I find the signage at Bragg Creek to be very effective. As you can see in the photo Bob posted (man skiing with lovely Golden Retriever), you cannot miss or misinterpret the signs. We also ski at Sandy McNabb. Their signage for both multiuse and off leash areas for dogs (I have whined about this before) is terrible. I try to always approach people kindly as I can see why there is confusion. Although, when I see the same people repeatedly each time I go skiing walking on the skier tracks, well, my practically perfect manners go to hell in a hand basket! Back to the main issue. I do feel the areas that suffer the worst damage are areas where signage is lacking, or open to interpretation, or, for some reason, easily ignored. All signs should be universal so that no matter where you ski, they are the same color, same wording, same meaning, and same dollar fine amount (money often changes people’s perspective) for breaking the rules.
AT SIDE OF TRAIL
From my experience walkers are the main issue, as they don’t snowshoe I believe groomed trails are very inviting to go for a walk…In PLPP there are no shared trails (from what I know), hence less risks to get it wrong. In Ribbon Creek the permanent signs / summer map just show trails name / distance and unless you look at the small paper winter map that is below the main map, you will not know what is allowed / not allowed. The winter map from Alberta Parks (https://albertaparks.ca/media/6496176/kananaskis-ribbon-creek-winter-map.pdf) is also confusing with just different shade of blue to differentiate xcountry only trails from shared trails. I could not find winter trail map for Skogan pass area, are all trails (Sunburst, skogan loop, etc.) shared or not? Personally, I believe a big sign on the trail and at junction (whatever the colour) stating xcountry ski only would be best.

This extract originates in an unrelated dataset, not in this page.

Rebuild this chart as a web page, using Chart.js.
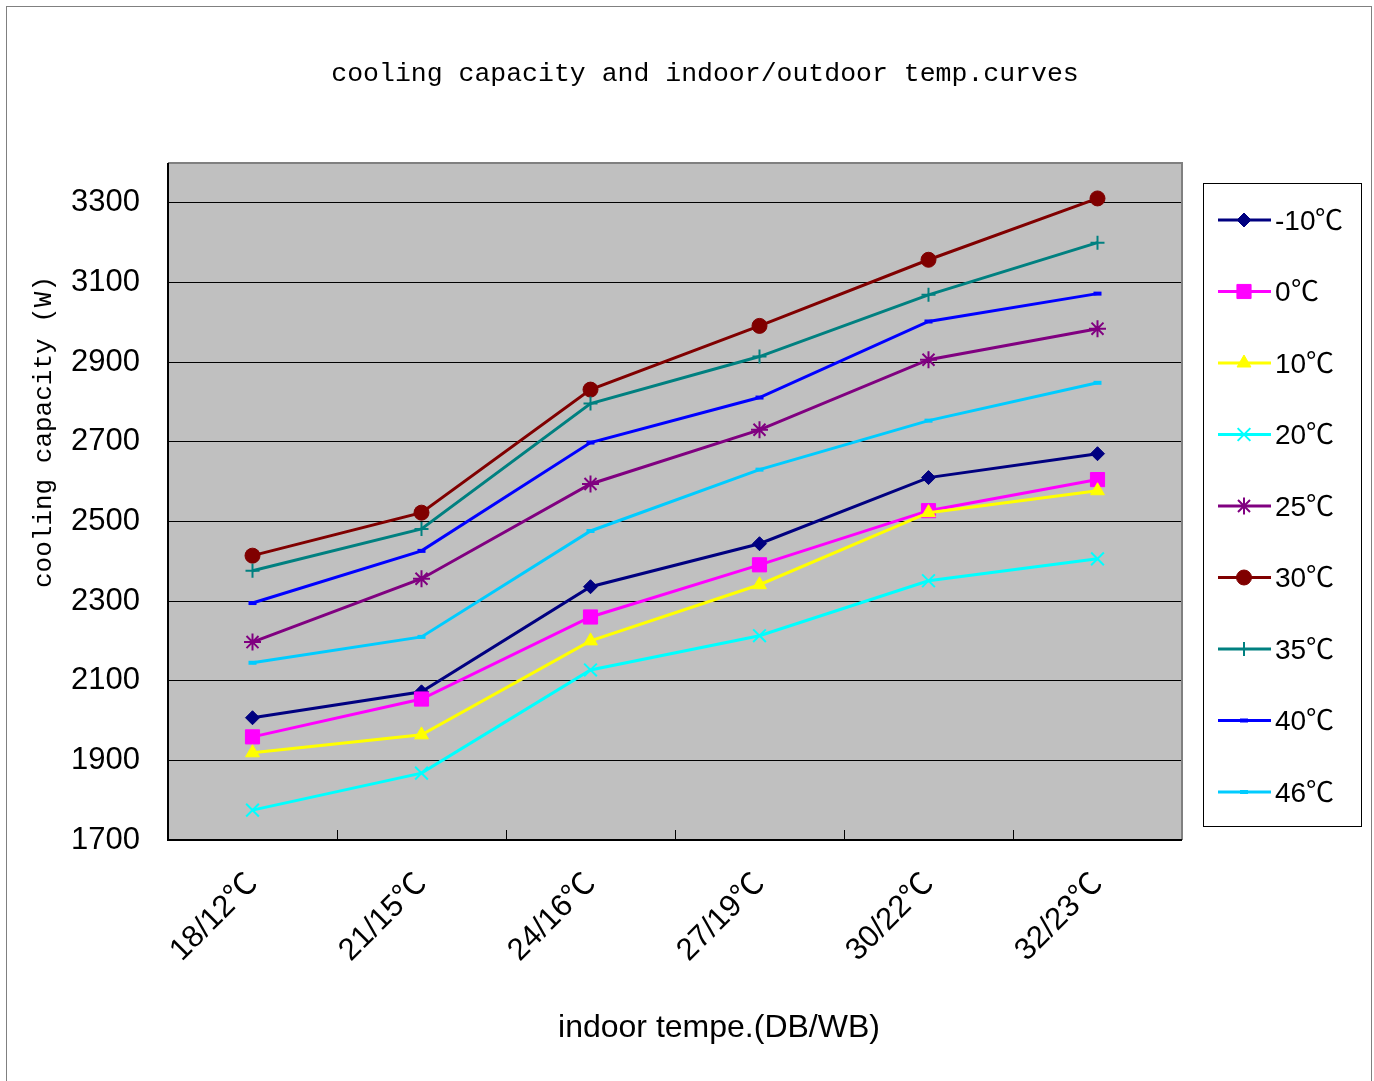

This is a bit off-topic as I’m discussing fellow skiers, but it relates to your comment. I skied on the Kananaskis Village side of Ribbon Creek recently and noticed a lot of skiers struggling on downhills that were in near perfect condition. I’m assuming they were newbies who didn’t know the trail system, and I was curious to see why they selected the trails they did. Turns out that the trail maps don’t indicate difficulty (the two trail signs I checked didn’t have small paper winter maps underneath). I think it would be great if Parks could make official, securely attached winter maps with this information to help newbie skiers choose trails that fit their abilities.
Crystal-clear signage first so that no one can pretend they didn’t know. Then enforcement for the ones who pretend it doesn’t apply to them. If they can fine me $1,000 for having a couple of friends over in my own house… okay, let’s not go there.

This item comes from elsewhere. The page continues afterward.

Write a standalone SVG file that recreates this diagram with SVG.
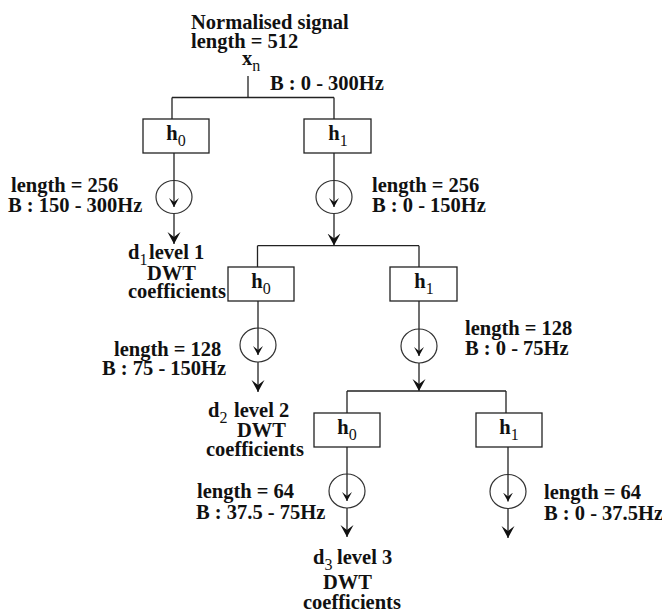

maybe Bob won’t move this post to the delete bin so here goes; “sign sign everywhere a sign blocking out the scenery breaking my mind”; thanks to the Five Man Electrical Band for this song “Signs” circa 1968. OMG do i ever wanna see more signs cluttering the landscape.
I’m finding almost every trail in West Bragg Creek gets trashed despite the ski only signs. I always ask people to kindly not walk on the track set. Some people seem to purposefully walk on the tracks despite having 3’ of flat track beside it. Do people feel they are that entitled that they won’t read signs?